Although these examples are exciting, there’s something about all the recent enthusiasm over content marketing that raises questions for me. If content marketing is the practice of building exceptional value through free information in order to connect with customers, what makes it so different than, say, the way successful people run their website?
Content Marketing: Nothing New?
I quickly concluded, and I think you’ll agree, content marketing isn’t new. The principles that make this technique so successful are the same best practices that have made websites and businesses successful from the earliest days of the web and even before there was a web! It’s not exactly a new revelation to recognize that delivering good content will help you form stronger connections with prospects. That’s essentially what every white-hat web expert has been saying since the dawn of the Internet. So what’s changed?
What is new, and what successful on line marketers need to pay attention to, is that content marketing is increasingly becoming one of the only strategies to produce consistently good results in the face of widespread search engine algorithm changes like Google’s Panda. What’s at stake is whether your business – or a competitor - is connected with prospective customers by Google.
In the recent history of on line marketing, it was widely recognized that content marketing was effective, but at the same time, similar results could be achieved and sustained using keyword stuffing, link building schemes and other grey-hat techniques. And so, for many on line marketers, the question was obvious, “Why invest time and money producing high-value content when I can get the same results from aggressive SEO and a few forum links or link wheels?”
Doesn't Aggressive SEO Achive The Same Result?
Not everyone opted to pursue these shortcuts. But enough on line marketers chose to cut corners – we’ve all been the victim of a piece of flimsy, paper-thin content at the top of a search results list - that search engines like Google have found it necessary to overcome rampant SERPs manipulation with algorithm updates like the recent Panda and Penguin changes.
Because I doubt Penguin and Panda will be the last of these crackdowns on low-quality content, it’s becoming increasingly obvious that content marketing isn’t just the latest “SEO technique”. It’s one of the few on line marketing strategies remaining that offers both good business results and protection from future search engine changes.

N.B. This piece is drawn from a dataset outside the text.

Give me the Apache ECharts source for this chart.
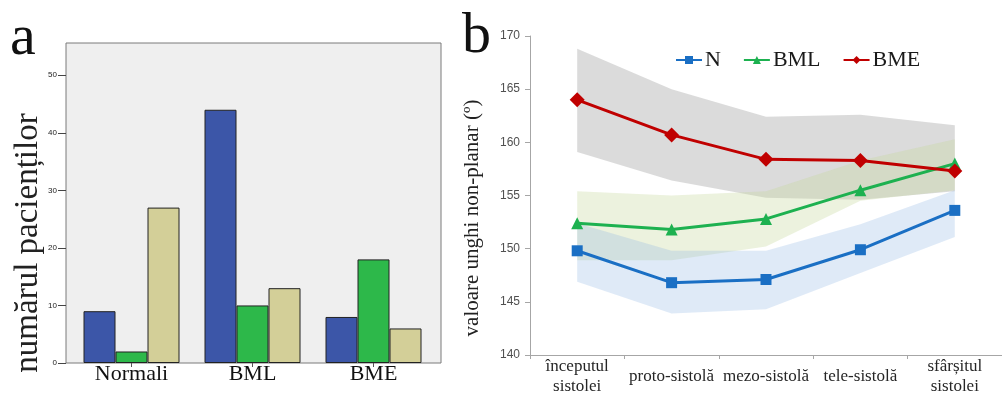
<!DOCTYPE html>
<html>
<head>
<meta charset="utf-8">
<script src="https://cdn.jsdelivr.net/npm/echarts@6/dist/echarts.min.js"></script>
<style>
  html, body { margin: 0; padding: 0; background: #ffffff; }
  #chart { width: 1002px; height: 399px; }
</style>
</head>
<body>
<div id="chart"></div>
<script>
// ---------- Panel a: bar chart ----------
const barCategories = ['Normali', 'BML', 'BME'];
const barBlue  = [9, 44, 8];
const barGreen = [2, 10, 18];
const barTan   = [27, 13, 6];
const barTicks = [0, 10, 20, 30, 40, 50];

// ---------- Panel b: line chart with bands ----------
const phases = ['începutul\nsistolei', 'proto-sistolă', 'mezo-sistolă', 'tele-sistolă', 'sfârșitul\nsistolei'];
const nMean   = [149.8, 146.8, 147.1, 149.9, 153.6];
const nLow    = [146.9, 143.9, 144.3, 147.7, 151.1];
const nHigh   = [152.4, 149.8, 149.8, 152.3, 155.5];
const bmlMean = [152.4, 151.8, 152.8, 155.5, 158.0];
const bmlLow  = [148.9, 148.9, 150.2, 154.5, 155.5];
const bmlHigh = [155.4, 155.0, 155.4, 158.3, 160.3];
const bmeMean = [164.0, 160.7, 158.4, 158.3, 157.3];
const bmeLow  = [159.1, 156.4, 154.8, 154.6, 155.4];
const bmeHigh = [168.8, 165.0, 162.4, 162.6, 161.6];

const SERIF = '"Liberation Serif", "Times New Roman", serif';
const SANS = '"Liberation Sans", Arial, sans-serif';

function diff(hi, lo) { return hi.map((v, i) => +(v - lo[i]).toFixed(2)); }

function bandSeries(stackName, lo, hi, color) {
  return [
    { name: stackName + '_lo', type: 'line', xAxisIndex: 2, yAxisIndex: 2, stack: stackName,
      data: lo, symbol: 'none', lineStyle: { opacity: 0 }, silent: true, z: 1 },
    { name: stackName + '_hi', type: 'line', xAxisIndex: 2, yAxisIndex: 2, stack: stackName,
      data: diff(hi, lo), symbol: 'none', lineStyle: { opacity: 0 },
      areaStyle: { color: color, opacity: 1 }, silent: true, z: 1 }
  ];
}

const chart = echarts.init(document.getElementById('chart'), null, { renderer: 'canvas' });

const option = {
  animation: false,
  backgroundColor: '#ffffff',
  grid: [
    // frame of panel a
    { left: 66, top: 43, width: 375, height: 320, show: true,
      backgroundColor: '#efefef', borderColor: '#7a7a7a', borderWidth: 1 },
    // bars of panel a
    { left: 71, top: 43, width: 363, height: 320 },
    // panel b
    { left: 530, top: 36, width: 483, height: 319 }
  ],
  legend: {
    data: ['N', 'BML', 'BME'],
    left: 670, top: 44,
    itemWidth: 26, itemHeight: 10, itemGap: 22,
    textStyle: { fontFamily: SERIF, fontSize: 22, color: '#1a1a1a', padding: [0, 0, 0, -2] }
  },
  xAxis: [
    { type: 'category', gridIndex: 0, data: barCategories, show: false },
    { type: 'category', gridIndex: 1, data: barCategories,
      axisLine: { show: false },
      axisTick: { show: true, alignWithLabel: true, length: 4, lineStyle: { color: '#555' } },
      axisLabel: { fontFamily: SERIF, fontSize: 22, color: '#111', margin: 0 } },
    { type: 'category', gridIndex: 2, data: phases, boundaryGap: true,
      axisLine: { show: true, lineStyle: { color: '#a6a6a6', width: 1 } },
      axisTick: { show: true, length: 4, lineStyle: { color: '#a6a6a6' } },
      axisLabel: { interval: 0, fontFamily: SERIF, fontSize: 17, lineHeight: 20, color: '#262626',
                   verticalAlign: 'middle', margin: 22 } }
  ],
  yAxis: [
    { type: 'value', gridIndex: 0, min: 0, max: 55.6, interval: 10,
      axisLine: { show: false },
      axisTick: { show: true, length: 8, lineStyle: { color: '#444' }, customValues: barTicks },
      splitLine: { show: false },
      axisLabel: { fontFamily: SANS, fontSize: 8, color: '#222', margin: 9, customValues: barTicks } },
    { type: 'value', gridIndex: 1, min: 0, max: 55.6, show: false, splitLine: { show: false } },
    { type: 'value', gridIndex: 2, min: 140, max: 170, interval: 5,
      axisLine: { show: true, lineStyle: { color: '#a6a6a6', width: 1 } },
      axisTick: { show: true, length: 5, lineStyle: { color: '#a6a6a6' } },
      splitLine: { show: false },
      axisLabel: { fontFamily: SANS, fontSize: 12, color: '#505050', margin: 10 } }
  ],
  series: [
    { name: 'blue', type: 'bar', xAxisIndex: 1, yAxisIndex: 1, data: barBlue,
      barWidth: 32, barGap: '0%',
      itemStyle: { color: '#3c56a8', borderColor: '#222', borderWidth: 1 } },
    { name: 'green', type: 'bar', xAxisIndex: 1, yAxisIndex: 1, data: barGreen,
      barWidth: 32, barGap: '0%',
      itemStyle: { color: '#2db84a', borderColor: '#222', borderWidth: 1 } },
    { name: 'tan', type: 'bar', xAxisIndex: 1, yAxisIndex: 1, data: barTan,
      barWidth: 32, barGap: '0%',
      itemStyle: { color: '#d3cf98', borderColor: '#222', borderWidth: 1 } },

    ...bandSeries('bmeBand', bmeLow, bmeHigh, 'rgba(190,190,190,0.55)'),
    ...bandSeries('bmlBand', bmlLow, bmlHigh, 'rgba(196,215,155,0.33)'),
    ...bandSeries('nBand', nLow, nHigh, 'rgba(141,180,226,0.28)'),

    { name: 'N', type: 'line', xAxisIndex: 2, yAxisIndex: 2, data: nMean,
      symbol: 'rect', symbolSize: 11, z: 5,
      lineStyle: { color: '#1a6fc4', width: 3 }, itemStyle: { color: '#1a6fc4' } },
    { name: 'BML', type: 'line', xAxisIndex: 2, yAxisIndex: 2, data: bmlMean,
      symbol: 'triangle', symbolSize: 12, z: 5,
      lineStyle: { color: '#1db150', width: 3 }, itemStyle: { color: '#1db150' } },
    { name: 'BME', type: 'line', xAxisIndex: 2, yAxisIndex: 2, data: bmeMean,
      symbol: 'diamond', symbolSize: 15, z: 5,
      lineStyle: { color: '#c00000', width: 3 }, itemStyle: { color: '#c00000' } }
  ],
  graphic: [
    { type: 'text', left: 10, top: 10, style: { text: 'a', font: '58px ' + SERIF, fill: '#111' } },
    { type: 'text', left: 462, top: 8, style: { text: 'b', font: '58px ' + SERIF, fill: '#111' } },
    { type: 'text', x: 28, y: 243, rotation: Math.PI / 2,
      style: { text: 'numărul pacienților', font: '33px ' + SERIF, fill: '#222',
               align: 'center', verticalAlign: 'middle' } },
    { type: 'text', x: 472, y: 218, rotation: Math.PI / 2,
      style: { text: 'valoare unghi non-planar (º)', font: '21px ' + SERIF, fill: '#222',
               align: 'center', verticalAlign: 'middle' } }
  ]
};

chart.setOption(option);
</script>
</body>
</html>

If you’re ready to start taking advantage of the power of content marketing, there are plenty of tutorials out there that will give you step-by-step processes to follow in order to launch these campaigns. Keep in mind that content marketing isn’t some marketing dark art. Focus on providing your customers with the high-value, free content that meets their stated needs, and then test and tweak your results as you go. The benefits will be real, measurable and will increase as you see more engaged prospects who become qualified leads.